WRITTEN PROBLEM ▸ Reproduce the listing exactly, with no pictures in your copy.

COLLECTED MATERIAL ▸
(begin)

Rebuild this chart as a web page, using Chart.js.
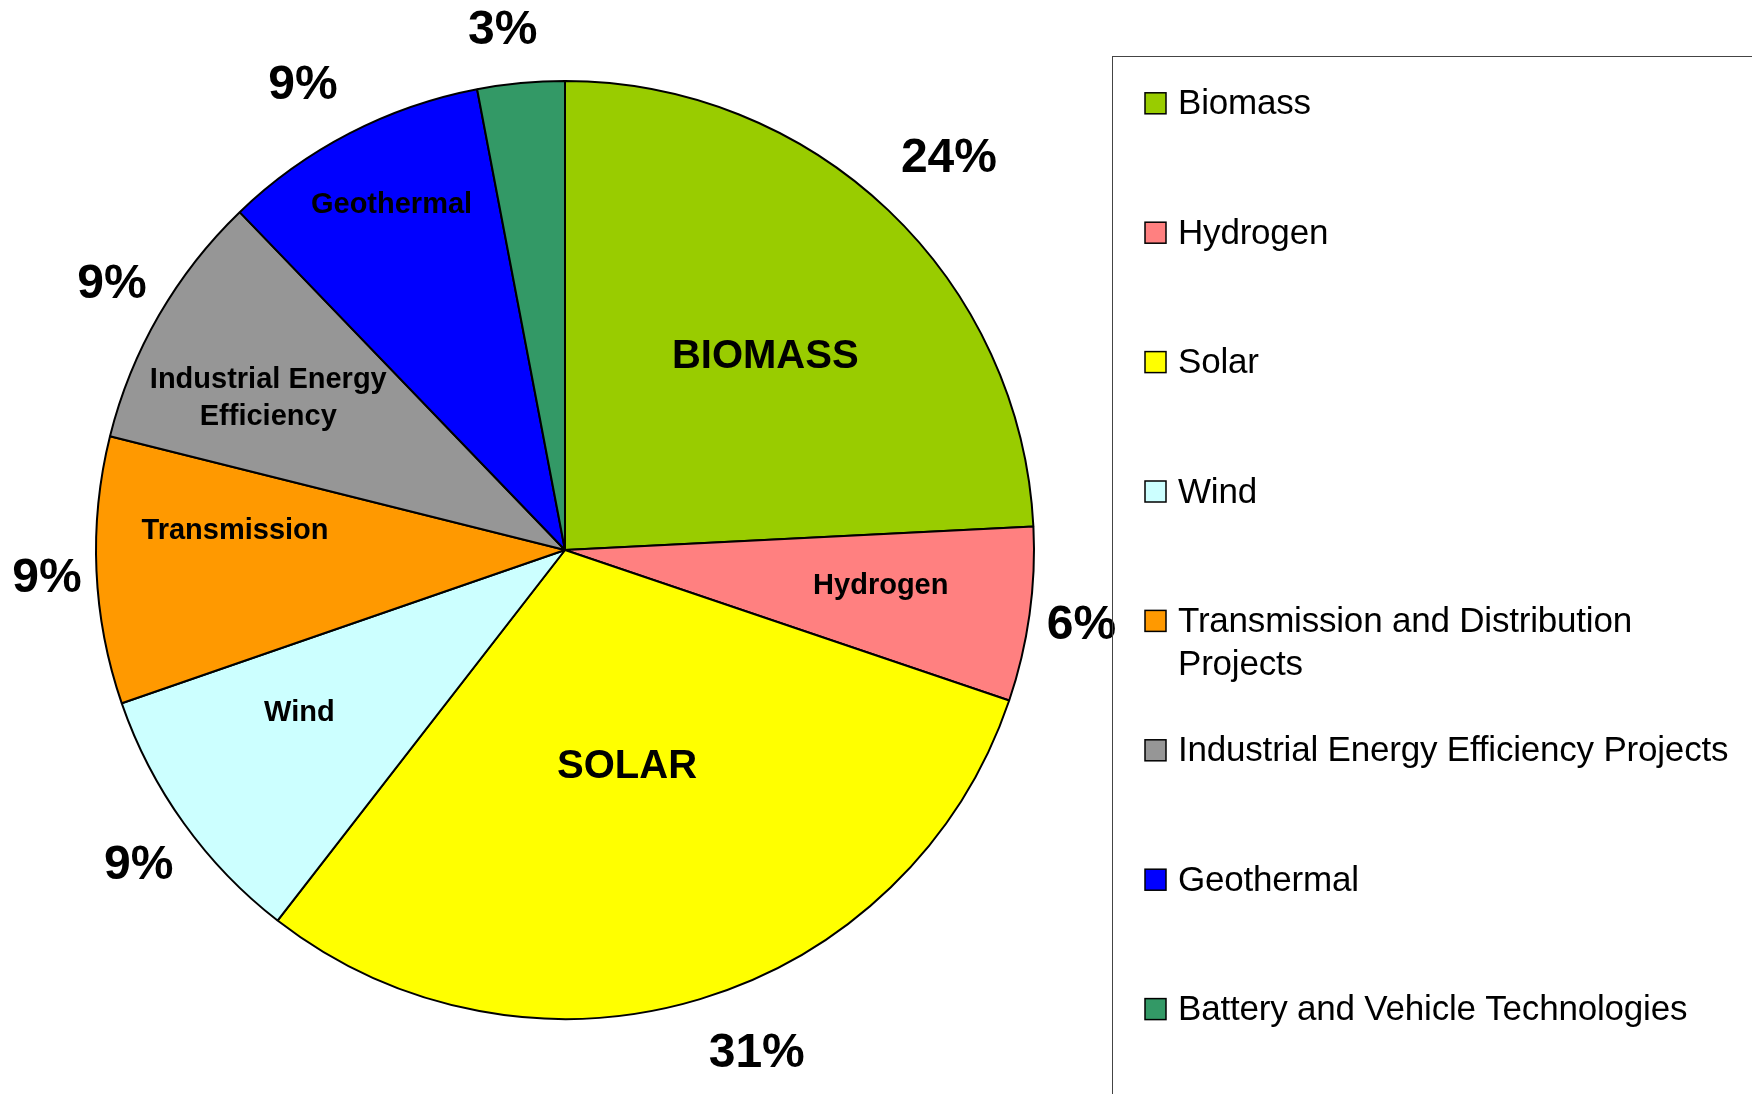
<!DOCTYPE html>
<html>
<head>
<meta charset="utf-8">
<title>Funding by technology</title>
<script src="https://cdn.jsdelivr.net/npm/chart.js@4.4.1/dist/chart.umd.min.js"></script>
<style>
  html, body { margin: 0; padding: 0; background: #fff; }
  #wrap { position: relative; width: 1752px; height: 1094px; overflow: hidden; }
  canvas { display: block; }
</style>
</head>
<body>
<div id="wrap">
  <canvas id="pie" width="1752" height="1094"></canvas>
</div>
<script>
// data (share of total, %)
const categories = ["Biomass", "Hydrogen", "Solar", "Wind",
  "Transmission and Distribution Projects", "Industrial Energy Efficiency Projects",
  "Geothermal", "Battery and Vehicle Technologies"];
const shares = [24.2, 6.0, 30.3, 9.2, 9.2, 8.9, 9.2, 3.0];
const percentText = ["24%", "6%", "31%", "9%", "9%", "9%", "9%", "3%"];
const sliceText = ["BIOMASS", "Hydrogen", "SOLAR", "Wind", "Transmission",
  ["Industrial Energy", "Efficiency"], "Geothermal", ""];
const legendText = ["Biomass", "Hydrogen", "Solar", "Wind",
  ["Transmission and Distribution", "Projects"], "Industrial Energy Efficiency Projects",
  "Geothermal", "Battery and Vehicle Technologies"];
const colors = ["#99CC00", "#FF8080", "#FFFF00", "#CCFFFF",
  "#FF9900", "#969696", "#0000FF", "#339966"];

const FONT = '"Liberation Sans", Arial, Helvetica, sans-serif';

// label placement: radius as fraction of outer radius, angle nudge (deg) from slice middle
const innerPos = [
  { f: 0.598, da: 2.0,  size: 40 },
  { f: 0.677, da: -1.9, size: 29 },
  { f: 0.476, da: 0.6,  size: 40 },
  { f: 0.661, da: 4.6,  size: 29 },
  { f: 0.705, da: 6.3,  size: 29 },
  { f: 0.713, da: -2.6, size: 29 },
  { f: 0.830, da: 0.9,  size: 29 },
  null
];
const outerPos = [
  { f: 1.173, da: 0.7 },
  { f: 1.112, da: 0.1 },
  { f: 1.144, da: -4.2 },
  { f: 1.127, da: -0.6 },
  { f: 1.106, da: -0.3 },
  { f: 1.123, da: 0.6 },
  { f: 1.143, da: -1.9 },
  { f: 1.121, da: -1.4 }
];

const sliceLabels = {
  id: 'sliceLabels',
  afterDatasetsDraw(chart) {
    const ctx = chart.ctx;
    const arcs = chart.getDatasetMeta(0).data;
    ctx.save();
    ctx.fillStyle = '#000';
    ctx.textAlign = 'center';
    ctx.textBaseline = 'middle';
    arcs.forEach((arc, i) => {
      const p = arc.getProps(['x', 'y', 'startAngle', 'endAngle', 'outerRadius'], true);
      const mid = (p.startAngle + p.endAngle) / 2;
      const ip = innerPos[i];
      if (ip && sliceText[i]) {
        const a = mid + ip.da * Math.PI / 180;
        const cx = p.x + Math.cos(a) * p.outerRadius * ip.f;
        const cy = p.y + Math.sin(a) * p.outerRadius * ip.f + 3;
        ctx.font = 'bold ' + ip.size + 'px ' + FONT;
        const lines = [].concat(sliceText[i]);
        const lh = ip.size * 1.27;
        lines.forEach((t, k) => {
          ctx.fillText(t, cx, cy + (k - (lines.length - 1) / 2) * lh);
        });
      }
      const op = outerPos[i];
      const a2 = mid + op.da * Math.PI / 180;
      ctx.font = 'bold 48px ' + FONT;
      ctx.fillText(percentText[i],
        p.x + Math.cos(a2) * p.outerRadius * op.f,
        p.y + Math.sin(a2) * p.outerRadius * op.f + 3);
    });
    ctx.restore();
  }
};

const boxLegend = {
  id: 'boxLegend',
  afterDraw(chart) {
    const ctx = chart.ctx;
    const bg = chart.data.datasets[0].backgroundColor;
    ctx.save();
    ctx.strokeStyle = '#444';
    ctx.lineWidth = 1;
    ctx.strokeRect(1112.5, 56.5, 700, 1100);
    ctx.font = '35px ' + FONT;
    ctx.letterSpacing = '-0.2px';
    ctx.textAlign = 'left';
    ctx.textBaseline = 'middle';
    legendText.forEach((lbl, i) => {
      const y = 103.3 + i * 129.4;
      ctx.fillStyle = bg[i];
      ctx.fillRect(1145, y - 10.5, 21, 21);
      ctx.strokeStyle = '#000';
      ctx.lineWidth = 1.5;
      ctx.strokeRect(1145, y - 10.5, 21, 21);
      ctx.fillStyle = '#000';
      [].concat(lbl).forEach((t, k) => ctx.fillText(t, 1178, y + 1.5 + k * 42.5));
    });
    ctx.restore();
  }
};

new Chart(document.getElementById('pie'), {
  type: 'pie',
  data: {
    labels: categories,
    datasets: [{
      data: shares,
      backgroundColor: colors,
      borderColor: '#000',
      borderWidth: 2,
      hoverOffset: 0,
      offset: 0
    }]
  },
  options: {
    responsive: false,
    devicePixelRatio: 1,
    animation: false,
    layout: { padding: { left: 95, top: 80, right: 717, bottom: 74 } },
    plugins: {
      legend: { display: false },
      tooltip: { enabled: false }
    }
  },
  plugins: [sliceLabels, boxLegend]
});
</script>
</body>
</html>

(end)

WRITTEN RESPONSE ▸
Rebuild this chart as a web page, using Chart.js.
<!DOCTYPE html>
<html>
<head>
<meta charset="utf-8">
<title>Funding by technology</title>
<script src="https://cdn.jsdelivr.net/npm/chart.js@4.4.1/dist/chart.umd.min.js"></script>
<style>
  html, body { margin: 0; padding: 0; background: #fff; }
  #wrap { position: relative; width: 1752px; height: 1094px; overflow: hidden; }
  canvas { display: block; }
</style>
</head>
<body>
<div id="wrap">
  <canvas id="pie" width="1752" height="1094"></canvas>
</div>
<script>
// data (share of total, %)
const categories = ["Biomass", "Hydrogen", "Solar", "Wind",
  "Transmission and Distribution Projects", "Industrial Energy Efficiency Projects",
  "Geothermal", "Battery and Vehicle Technologies"];
const shares = [24.2, 6.0, 30.3, 9.2, 9.2, 8.9, 9.2, 3.0];
const percentText = ["24%", "6%", "31%", "9%", "9%", "9%", "9%", "3%"];
const sliceText = ["BIOMASS", "Hydrogen", "SOLAR", "Wind", "Transmission",
  ["Industrial Energy", "Efficiency"], "Geothermal", ""];
const legendText = ["Biomass", "Hydrogen", "Solar", "Wind",
  ["Transmission and Distribution", "Projects"], "Industrial Energy Efficiency Projects",
  "Geothermal", "Battery and Vehicle Technologies"];
const colors = ["#99CC00", "#FF8080", "#FFFF00", "#CCFFFF",
  "#FF9900", "#969696", "#0000FF", "#339966"];

const FONT = '"Liberation Sans", Arial, Helvetica, sans-serif';

// label placement: radius as fraction of outer radius, angle nudge (deg) from slice middle
const innerPos = [
  { f: 0.598, da: 2.0,  size: 40 },
  { f: 0.677, da: -1.9, size: 29 },
  { f: 0.476, da: 0.6,  size: 40 },
  { f: 0.661, da: 4.6,  size: 29 },
  { f: 0.705, da: 6.3,  size: 29 },
  { f: 0.713, da: -2.6, size: 29 },
  { f: 0.830, da: 0.9,  size: 29 },
  null
];
const outerPos = [
  { f: 1.173, da: 0.7 },
  { f: 1.112, da: 0.1 },
  { f: 1.144, da: -4.2 },
  { f: 1.127, da: -0.6 },
  { f: 1.106, da: -0.3 },
  { f: 1.123, da: 0.6 },
  { f: 1.143, da: -1.9 },
  { f: 1.121, da: -1.4 }
];

const sliceLabels = {
  id: 'sliceLabels',
  afterDatasetsDraw(chart) {
    const ctx = chart.ctx;
    const arcs = chart.getDatasetMeta(0).data;
    ctx.save();
    ctx.fillStyle = '#000';
    ctx.textAlign = 'center';
    ctx.textBaseline = 'middle';
    arcs.forEach((arc, i) => {
      const p = arc.getProps(['x', 'y', 'startAngle', 'endAngle', 'outerRadius'], true);
      const mid = (p.startAngle + p.endAngle) / 2;
      const ip = innerPos[i];
      if (ip && sliceText[i]) {
        const a = mid + ip.da * Math.PI / 180;
        const cx = p.x + Math.cos(a) * p.outerRadius * ip.f;
        const cy = p.y + Math.sin(a) * p.outerRadius * ip.f + 3;
        ctx.font = 'bold ' + ip.size + 'px ' + FONT;
        const lines = [].concat(sliceText[i]);
        const lh = ip.size * 1.27;
        lines.forEach((t, k) => {
          ctx.fillText(t, cx, cy + (k - (lines.length - 1) / 2) * lh);
        });
      }
      const op = outerPos[i];
      const a2 = mid + op.da * Math.PI / 180;
      ctx.font = 'bold 48px ' + FONT;
      ctx.fillText(percentText[i],
        p.x + Math.cos(a2) * p.outerRadius * op.f,
        p.y + Math.sin(a2) * p.outerRadius * op.f + 3);
    });
    ctx.restore();
  }
};

const boxLegend = {
  id: 'boxLegend',
  afterDraw(chart) {
    const ctx = chart.ctx;
    const bg = chart.data.datasets[0].backgroundColor;
    ctx.save();
    ctx.strokeStyle = '#444';
    ctx.lineWidth = 1;
    ctx.strokeRect(1112.5, 56.5, 700, 1100);
    ctx.font = '35px ' + FONT;
    ctx.letterSpacing = '-0.2px';
    ctx.textAlign = 'left';
    ctx.textBaseline = 'middle';
    legendText.forEach((lbl, i) => {
      const y = 103.3 + i * 129.4;
      ctx.fillStyle = bg[i];
      ctx.fillRect(1145, y - 10.5, 21, 21);
      ctx.strokeStyle = '#000';
      ctx.lineWidth = 1.5;
      ctx.strokeRect(1145, y - 10.5, 21, 21);
      ctx.fillStyle = '#000';
      [].concat(lbl).forEach((t, k) => ctx.fillText(t, 1178, y + 1.5 + k * 42.5));
    });
    ctx.restore();
  }
};

new Chart(document.getElementById('pie'), {
  type: 'pie',
  data: {
    labels: categories,
    datasets: [{
      data: shares,
      backgroundColor: colors,
      borderColor: '#000',
      borderWidth: 2,
      hoverOffset: 0,
      offset: 0
    }]
  },
  options: {
    responsive: false,
    devicePixelRatio: 1,
    animation: false,
    layout: { padding: { left: 95, top: 80, right: 717, bottom: 74 } },
    plugins: {
      legend: { display: false },
      tooltip: { enabled: false }
    }
  },
  plugins: [sliceLabels, boxLegend]
});
</script>
</body>
</html>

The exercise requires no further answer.